■ **Available data**:
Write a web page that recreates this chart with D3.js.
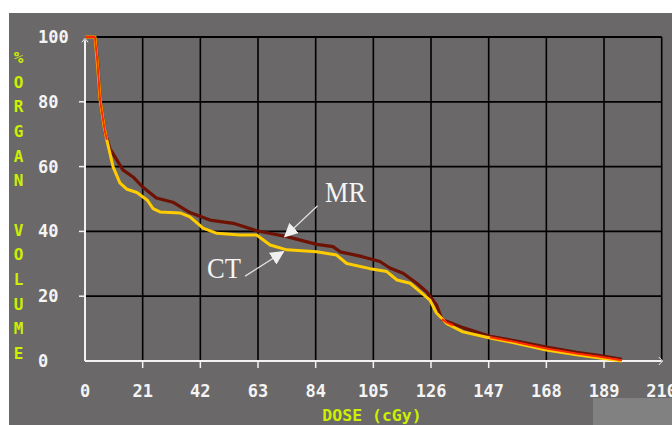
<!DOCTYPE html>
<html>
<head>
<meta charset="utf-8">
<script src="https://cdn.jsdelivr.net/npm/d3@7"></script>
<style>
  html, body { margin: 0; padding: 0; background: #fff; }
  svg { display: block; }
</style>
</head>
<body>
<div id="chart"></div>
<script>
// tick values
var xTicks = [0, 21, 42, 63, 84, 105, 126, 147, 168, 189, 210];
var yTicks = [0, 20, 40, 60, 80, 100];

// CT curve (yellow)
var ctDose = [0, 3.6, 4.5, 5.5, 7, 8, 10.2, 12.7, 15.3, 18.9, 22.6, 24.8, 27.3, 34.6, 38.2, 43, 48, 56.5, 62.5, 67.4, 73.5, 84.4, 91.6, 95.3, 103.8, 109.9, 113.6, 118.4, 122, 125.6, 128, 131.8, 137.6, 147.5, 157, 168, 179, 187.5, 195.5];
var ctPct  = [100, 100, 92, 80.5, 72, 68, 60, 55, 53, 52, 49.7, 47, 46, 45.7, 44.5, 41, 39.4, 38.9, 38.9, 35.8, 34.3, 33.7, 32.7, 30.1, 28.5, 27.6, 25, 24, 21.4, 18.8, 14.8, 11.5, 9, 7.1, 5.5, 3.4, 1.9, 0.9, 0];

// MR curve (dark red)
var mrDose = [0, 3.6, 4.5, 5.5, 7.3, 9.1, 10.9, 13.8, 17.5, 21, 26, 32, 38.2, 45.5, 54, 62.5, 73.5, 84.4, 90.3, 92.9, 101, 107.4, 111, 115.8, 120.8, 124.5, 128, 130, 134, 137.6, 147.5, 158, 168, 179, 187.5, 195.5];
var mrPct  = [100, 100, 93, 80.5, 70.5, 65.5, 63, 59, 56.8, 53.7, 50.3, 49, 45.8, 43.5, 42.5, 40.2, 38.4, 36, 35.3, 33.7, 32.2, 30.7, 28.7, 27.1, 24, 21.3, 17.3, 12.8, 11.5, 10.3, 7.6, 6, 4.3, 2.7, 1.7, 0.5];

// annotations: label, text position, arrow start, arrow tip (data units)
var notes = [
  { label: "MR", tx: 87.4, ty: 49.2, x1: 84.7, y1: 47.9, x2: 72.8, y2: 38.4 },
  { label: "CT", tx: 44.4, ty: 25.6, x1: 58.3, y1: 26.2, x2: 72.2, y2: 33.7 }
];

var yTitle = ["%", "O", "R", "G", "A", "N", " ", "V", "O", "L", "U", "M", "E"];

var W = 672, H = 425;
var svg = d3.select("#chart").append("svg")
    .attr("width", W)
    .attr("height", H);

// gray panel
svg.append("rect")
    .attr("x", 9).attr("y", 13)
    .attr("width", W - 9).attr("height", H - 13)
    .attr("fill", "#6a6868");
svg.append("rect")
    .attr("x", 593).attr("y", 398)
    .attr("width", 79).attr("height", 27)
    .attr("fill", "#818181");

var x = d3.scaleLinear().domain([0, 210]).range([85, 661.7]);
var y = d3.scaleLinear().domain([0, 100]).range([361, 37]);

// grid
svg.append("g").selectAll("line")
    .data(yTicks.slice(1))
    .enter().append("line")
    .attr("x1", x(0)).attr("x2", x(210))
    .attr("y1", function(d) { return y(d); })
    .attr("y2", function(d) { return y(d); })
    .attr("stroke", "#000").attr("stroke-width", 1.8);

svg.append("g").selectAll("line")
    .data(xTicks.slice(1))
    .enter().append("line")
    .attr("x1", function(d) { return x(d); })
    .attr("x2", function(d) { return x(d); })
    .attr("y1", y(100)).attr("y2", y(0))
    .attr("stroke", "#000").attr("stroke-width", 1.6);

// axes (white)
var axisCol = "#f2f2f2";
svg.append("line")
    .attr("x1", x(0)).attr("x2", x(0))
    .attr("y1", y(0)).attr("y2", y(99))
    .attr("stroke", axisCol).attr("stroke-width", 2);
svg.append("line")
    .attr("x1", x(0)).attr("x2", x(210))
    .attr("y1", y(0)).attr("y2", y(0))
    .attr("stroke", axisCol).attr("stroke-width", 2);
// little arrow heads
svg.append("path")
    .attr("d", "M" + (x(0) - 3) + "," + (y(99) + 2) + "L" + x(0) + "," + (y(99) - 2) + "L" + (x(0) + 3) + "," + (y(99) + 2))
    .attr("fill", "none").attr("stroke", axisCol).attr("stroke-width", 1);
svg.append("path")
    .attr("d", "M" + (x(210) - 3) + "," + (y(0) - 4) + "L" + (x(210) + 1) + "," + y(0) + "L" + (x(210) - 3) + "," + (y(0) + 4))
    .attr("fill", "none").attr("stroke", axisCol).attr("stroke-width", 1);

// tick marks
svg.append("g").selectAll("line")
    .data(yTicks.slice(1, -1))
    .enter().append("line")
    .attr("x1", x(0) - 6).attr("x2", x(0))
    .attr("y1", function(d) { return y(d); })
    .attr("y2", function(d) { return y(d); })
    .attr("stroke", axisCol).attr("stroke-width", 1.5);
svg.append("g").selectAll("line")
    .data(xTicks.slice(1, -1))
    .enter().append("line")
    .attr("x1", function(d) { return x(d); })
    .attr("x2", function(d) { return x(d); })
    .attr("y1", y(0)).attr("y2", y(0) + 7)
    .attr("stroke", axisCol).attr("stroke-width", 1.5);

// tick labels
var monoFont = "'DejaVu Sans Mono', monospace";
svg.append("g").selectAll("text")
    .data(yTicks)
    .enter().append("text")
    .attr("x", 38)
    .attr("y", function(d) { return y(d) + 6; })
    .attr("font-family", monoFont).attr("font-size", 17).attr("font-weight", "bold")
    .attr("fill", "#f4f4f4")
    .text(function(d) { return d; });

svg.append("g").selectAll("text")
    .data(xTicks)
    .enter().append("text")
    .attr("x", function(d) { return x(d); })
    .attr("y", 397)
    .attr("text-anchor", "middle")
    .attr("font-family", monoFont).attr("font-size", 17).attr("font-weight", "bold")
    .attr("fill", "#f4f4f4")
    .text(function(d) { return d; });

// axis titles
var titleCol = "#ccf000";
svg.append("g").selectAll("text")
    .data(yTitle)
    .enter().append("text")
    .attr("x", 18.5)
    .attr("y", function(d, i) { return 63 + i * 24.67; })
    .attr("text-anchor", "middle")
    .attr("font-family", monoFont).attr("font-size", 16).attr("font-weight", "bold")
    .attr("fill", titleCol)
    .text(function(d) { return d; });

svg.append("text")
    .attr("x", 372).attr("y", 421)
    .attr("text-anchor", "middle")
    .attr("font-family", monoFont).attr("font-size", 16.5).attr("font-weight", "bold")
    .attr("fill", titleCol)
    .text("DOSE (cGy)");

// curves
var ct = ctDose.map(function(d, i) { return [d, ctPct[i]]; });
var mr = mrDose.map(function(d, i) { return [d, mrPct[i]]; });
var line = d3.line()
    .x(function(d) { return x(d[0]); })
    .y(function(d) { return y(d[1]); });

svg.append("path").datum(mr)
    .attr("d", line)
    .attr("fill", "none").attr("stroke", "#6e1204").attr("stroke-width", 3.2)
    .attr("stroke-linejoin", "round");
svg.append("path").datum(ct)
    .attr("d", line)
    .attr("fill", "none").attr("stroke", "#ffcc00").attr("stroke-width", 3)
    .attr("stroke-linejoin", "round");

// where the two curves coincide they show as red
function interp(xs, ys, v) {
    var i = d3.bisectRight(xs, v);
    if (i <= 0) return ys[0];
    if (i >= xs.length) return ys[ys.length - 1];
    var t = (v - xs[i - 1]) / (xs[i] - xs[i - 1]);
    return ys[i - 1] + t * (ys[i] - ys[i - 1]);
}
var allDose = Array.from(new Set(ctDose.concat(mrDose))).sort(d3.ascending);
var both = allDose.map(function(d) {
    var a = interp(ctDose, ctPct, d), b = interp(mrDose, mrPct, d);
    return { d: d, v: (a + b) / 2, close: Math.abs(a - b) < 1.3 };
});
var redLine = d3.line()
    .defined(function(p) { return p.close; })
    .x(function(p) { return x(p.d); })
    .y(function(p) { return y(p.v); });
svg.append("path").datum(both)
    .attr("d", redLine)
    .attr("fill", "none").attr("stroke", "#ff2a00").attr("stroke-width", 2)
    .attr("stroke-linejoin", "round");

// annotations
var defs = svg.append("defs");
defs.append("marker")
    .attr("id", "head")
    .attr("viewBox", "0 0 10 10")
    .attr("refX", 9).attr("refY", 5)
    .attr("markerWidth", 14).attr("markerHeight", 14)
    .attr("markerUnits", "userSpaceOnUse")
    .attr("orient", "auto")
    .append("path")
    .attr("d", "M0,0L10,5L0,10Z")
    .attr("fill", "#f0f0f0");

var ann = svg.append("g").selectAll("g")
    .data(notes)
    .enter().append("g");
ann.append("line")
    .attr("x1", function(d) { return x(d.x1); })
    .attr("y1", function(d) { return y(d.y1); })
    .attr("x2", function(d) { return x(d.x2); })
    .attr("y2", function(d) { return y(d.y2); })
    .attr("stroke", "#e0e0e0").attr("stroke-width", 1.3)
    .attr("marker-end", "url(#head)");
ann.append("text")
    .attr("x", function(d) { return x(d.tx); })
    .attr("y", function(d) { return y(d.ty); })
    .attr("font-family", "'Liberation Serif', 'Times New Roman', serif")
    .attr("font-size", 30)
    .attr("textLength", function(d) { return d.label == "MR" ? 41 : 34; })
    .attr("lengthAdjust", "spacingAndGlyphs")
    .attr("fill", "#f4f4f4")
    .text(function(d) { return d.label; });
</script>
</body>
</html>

■ **Given instruction**: Write out again exactly the lines from the start of the data above through the line containing "var yTicks = [0, 20, 40, 60, 80, 100];", inclusive, excluding any pictures.

■ **Correct output**:
Write a web page that recreates this chart with D3.js.
<!DOCTYPE html>
<html>
<head>
<meta charset="utf-8">
<script src="https://cdn.jsdelivr.net/npm/d3@7"></script>
<style>
  html, body { margin: 0; padding: 0; background: #fff; }
  svg { display: block; }
</style>
</head>
<body>
<div id="chart"></div>
<script>
// tick values
var xTicks = [0, 21, 42, 63, 84, 105, 126, 147, 168, 189, 210];
var yTicks = [0, 20, 40, 60, 80, 100];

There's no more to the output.